___ Exercise material ___
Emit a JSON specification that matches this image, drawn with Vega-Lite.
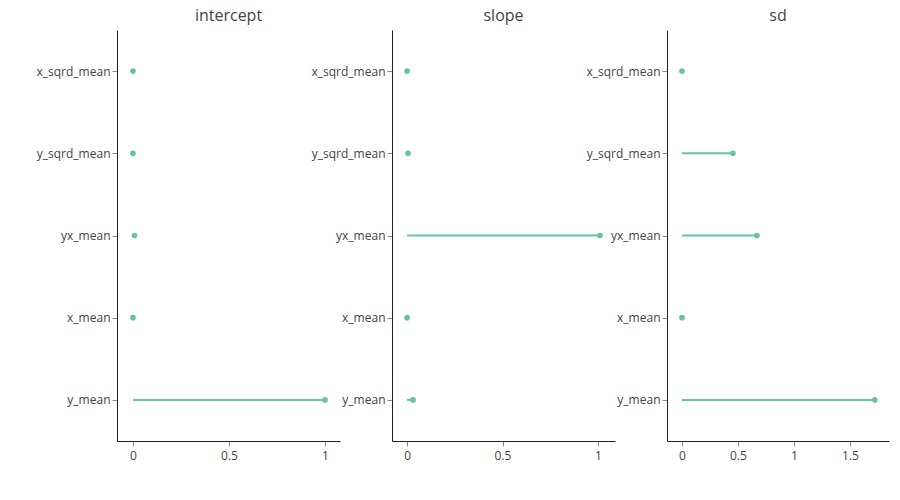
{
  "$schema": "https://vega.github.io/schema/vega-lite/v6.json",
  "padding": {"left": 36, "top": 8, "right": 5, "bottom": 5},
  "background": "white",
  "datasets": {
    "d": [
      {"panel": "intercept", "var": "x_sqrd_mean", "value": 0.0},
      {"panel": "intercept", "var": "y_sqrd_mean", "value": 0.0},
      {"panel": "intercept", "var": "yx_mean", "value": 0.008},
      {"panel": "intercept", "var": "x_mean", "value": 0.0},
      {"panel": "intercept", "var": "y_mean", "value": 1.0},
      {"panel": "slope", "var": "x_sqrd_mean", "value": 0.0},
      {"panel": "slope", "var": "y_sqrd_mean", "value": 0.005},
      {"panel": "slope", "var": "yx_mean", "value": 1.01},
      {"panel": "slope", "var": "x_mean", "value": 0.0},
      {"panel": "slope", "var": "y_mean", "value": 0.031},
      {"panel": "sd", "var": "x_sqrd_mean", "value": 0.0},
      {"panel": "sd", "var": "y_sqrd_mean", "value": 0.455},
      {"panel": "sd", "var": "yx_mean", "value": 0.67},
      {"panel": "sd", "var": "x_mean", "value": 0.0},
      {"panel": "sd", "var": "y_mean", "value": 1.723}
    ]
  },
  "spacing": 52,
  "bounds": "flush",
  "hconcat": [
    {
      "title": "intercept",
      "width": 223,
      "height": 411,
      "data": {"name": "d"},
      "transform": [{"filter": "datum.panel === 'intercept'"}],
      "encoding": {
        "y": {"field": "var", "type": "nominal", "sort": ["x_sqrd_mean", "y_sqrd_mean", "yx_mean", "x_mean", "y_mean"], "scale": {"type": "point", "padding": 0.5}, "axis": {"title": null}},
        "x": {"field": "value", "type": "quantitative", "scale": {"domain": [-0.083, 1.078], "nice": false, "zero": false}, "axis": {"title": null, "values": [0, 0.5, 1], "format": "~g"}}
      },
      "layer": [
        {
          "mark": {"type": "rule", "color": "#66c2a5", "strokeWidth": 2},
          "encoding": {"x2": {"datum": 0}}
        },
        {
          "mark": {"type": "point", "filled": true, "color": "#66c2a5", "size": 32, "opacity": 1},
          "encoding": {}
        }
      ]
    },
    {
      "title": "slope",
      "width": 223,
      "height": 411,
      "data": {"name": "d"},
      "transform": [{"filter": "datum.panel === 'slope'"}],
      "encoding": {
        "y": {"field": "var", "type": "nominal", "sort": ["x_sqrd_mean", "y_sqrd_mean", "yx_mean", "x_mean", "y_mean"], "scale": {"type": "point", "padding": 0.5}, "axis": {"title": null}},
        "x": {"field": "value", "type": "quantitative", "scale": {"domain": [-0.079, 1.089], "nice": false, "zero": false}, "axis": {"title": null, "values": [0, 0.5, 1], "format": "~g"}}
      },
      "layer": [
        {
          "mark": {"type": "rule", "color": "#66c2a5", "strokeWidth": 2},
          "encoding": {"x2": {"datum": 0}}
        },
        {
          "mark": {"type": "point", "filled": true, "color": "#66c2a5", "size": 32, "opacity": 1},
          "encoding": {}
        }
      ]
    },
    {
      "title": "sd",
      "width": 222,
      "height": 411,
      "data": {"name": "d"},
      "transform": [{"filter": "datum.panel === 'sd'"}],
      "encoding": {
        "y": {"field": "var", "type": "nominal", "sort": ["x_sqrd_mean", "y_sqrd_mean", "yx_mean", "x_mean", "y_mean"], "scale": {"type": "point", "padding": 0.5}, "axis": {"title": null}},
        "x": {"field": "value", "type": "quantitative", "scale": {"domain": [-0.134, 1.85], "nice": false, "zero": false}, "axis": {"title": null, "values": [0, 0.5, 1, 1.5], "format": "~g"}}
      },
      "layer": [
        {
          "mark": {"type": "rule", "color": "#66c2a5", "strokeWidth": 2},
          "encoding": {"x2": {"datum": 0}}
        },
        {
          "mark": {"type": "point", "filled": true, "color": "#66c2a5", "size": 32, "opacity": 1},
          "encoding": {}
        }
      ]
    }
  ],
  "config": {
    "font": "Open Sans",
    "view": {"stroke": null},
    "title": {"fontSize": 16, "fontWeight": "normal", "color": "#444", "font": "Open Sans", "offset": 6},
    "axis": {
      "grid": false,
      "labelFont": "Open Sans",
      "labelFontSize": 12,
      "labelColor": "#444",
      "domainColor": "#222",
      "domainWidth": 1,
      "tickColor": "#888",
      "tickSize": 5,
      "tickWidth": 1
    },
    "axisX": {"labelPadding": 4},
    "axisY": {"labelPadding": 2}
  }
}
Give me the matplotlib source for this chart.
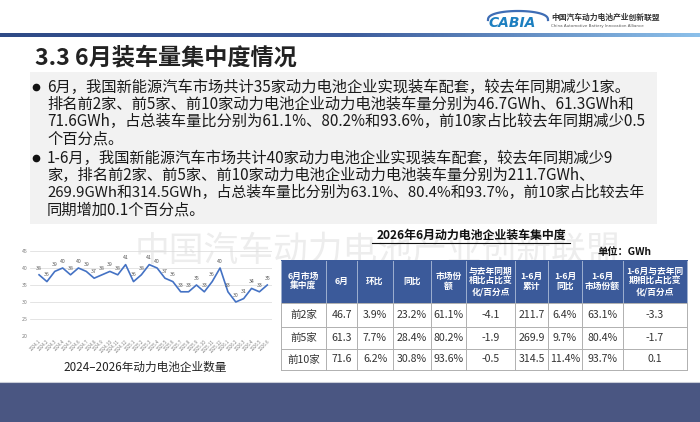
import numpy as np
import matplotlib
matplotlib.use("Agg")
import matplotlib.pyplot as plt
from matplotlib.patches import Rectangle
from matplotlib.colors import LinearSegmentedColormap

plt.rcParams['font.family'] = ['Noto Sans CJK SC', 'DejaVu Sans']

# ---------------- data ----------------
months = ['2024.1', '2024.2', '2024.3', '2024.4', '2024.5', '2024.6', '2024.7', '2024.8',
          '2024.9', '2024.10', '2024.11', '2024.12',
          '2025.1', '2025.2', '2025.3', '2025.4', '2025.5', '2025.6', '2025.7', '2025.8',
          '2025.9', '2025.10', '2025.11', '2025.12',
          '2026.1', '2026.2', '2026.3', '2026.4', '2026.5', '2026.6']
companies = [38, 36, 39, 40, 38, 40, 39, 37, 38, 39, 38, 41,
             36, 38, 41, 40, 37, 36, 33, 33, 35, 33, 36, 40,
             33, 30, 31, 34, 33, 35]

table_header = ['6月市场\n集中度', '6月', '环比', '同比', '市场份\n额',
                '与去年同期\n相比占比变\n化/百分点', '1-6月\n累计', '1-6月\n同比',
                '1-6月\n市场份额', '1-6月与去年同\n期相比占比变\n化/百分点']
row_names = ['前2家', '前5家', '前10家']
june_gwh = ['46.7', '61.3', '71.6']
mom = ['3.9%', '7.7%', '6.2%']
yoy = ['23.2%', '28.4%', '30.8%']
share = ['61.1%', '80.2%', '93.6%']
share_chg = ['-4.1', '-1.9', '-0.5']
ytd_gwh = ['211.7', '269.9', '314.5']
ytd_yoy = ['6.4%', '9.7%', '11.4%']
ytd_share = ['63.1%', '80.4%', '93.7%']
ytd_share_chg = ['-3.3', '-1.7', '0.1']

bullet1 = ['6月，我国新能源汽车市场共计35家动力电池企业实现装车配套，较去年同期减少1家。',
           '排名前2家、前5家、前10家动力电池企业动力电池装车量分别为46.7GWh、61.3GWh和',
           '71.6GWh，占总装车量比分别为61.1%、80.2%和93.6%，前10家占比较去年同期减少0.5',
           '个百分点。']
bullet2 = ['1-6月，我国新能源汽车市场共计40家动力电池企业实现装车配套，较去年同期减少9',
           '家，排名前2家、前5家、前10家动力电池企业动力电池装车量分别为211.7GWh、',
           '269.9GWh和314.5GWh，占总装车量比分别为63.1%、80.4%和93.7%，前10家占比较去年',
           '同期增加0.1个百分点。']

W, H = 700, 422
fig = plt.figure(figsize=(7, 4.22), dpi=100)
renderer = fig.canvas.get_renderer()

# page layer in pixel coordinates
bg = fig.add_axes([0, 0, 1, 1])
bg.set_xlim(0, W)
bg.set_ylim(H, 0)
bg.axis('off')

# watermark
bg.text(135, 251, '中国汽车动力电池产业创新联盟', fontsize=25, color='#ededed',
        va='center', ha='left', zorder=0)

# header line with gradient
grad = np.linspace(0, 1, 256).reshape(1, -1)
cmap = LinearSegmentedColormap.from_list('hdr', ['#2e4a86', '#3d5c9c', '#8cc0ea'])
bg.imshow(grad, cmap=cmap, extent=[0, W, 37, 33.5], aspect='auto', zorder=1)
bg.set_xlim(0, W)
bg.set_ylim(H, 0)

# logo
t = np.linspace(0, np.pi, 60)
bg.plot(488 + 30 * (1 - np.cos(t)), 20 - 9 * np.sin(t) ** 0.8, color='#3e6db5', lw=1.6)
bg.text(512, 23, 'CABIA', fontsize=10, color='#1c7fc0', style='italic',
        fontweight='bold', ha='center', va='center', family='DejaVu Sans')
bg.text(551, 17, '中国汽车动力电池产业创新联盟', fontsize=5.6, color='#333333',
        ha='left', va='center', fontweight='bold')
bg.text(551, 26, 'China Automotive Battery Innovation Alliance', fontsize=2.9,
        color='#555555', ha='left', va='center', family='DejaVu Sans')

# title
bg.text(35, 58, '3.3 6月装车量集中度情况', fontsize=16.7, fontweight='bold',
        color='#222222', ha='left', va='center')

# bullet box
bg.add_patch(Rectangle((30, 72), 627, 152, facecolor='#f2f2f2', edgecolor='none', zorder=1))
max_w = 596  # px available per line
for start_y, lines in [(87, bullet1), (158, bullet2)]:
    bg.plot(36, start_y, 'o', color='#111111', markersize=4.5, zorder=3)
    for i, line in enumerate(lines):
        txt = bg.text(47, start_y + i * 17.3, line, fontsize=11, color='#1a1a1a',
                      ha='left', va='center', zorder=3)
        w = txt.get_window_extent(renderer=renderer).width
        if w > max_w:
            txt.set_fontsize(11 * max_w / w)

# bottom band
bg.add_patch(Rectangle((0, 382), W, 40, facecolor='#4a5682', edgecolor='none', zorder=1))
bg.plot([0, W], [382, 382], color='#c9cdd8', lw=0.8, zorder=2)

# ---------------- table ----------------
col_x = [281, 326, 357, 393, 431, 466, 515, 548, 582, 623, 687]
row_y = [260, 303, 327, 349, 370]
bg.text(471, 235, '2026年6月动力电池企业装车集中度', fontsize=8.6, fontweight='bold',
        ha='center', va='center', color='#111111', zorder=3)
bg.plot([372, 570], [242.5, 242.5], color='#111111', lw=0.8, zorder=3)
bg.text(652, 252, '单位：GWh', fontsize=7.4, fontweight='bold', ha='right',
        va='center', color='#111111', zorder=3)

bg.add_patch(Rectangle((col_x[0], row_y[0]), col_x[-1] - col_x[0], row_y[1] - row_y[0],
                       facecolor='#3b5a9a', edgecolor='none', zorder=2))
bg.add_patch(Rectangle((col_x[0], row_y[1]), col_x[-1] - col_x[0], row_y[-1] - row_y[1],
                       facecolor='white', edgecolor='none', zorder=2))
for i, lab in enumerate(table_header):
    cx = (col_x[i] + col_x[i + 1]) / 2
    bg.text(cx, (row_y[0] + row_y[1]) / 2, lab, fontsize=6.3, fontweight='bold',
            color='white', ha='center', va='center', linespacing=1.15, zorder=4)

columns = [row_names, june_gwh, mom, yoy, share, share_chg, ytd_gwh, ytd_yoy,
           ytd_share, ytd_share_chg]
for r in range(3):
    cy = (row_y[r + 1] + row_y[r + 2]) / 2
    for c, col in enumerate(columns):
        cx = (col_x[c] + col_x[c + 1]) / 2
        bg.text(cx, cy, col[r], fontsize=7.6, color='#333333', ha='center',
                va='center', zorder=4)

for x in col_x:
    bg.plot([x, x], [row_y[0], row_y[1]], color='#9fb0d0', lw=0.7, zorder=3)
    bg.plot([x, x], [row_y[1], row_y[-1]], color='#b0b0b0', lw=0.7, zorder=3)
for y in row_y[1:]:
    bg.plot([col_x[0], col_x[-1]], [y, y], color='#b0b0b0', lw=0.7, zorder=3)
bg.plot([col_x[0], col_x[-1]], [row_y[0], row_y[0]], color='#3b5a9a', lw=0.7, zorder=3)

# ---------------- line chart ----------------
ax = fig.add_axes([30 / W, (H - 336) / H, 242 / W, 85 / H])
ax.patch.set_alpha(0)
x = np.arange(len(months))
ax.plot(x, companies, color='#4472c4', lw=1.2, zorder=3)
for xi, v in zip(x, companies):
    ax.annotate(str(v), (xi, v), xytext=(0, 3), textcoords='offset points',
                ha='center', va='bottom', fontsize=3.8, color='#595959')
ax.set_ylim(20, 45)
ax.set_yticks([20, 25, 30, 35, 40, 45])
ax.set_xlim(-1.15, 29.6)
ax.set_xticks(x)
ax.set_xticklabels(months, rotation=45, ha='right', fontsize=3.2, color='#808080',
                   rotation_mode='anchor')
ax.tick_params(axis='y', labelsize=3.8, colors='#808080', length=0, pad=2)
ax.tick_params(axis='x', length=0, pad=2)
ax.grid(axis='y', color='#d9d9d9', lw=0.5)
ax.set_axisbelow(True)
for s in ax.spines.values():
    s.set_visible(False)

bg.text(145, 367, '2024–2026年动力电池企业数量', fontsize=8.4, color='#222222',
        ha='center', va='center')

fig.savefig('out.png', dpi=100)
___
What to do:
Print everything from the line with "Give me the matplotlib source for this chart." down to the line with "plt.rcParams['font.family'] = ['Noto", both included, exactly as written and without the pictures.

Worked answer:
Give me the matplotlib source for this chart.
import numpy as np
import matplotlib
matplotlib.use("Agg")
import matplotlib.pyplot as plt
from matplotlib.patches import Rectangle
from matplotlib.colors import LinearSegmentedColormap

plt.rcParams['font.family'] = ['Noto Sans CJK SC', 'DejaVu Sans']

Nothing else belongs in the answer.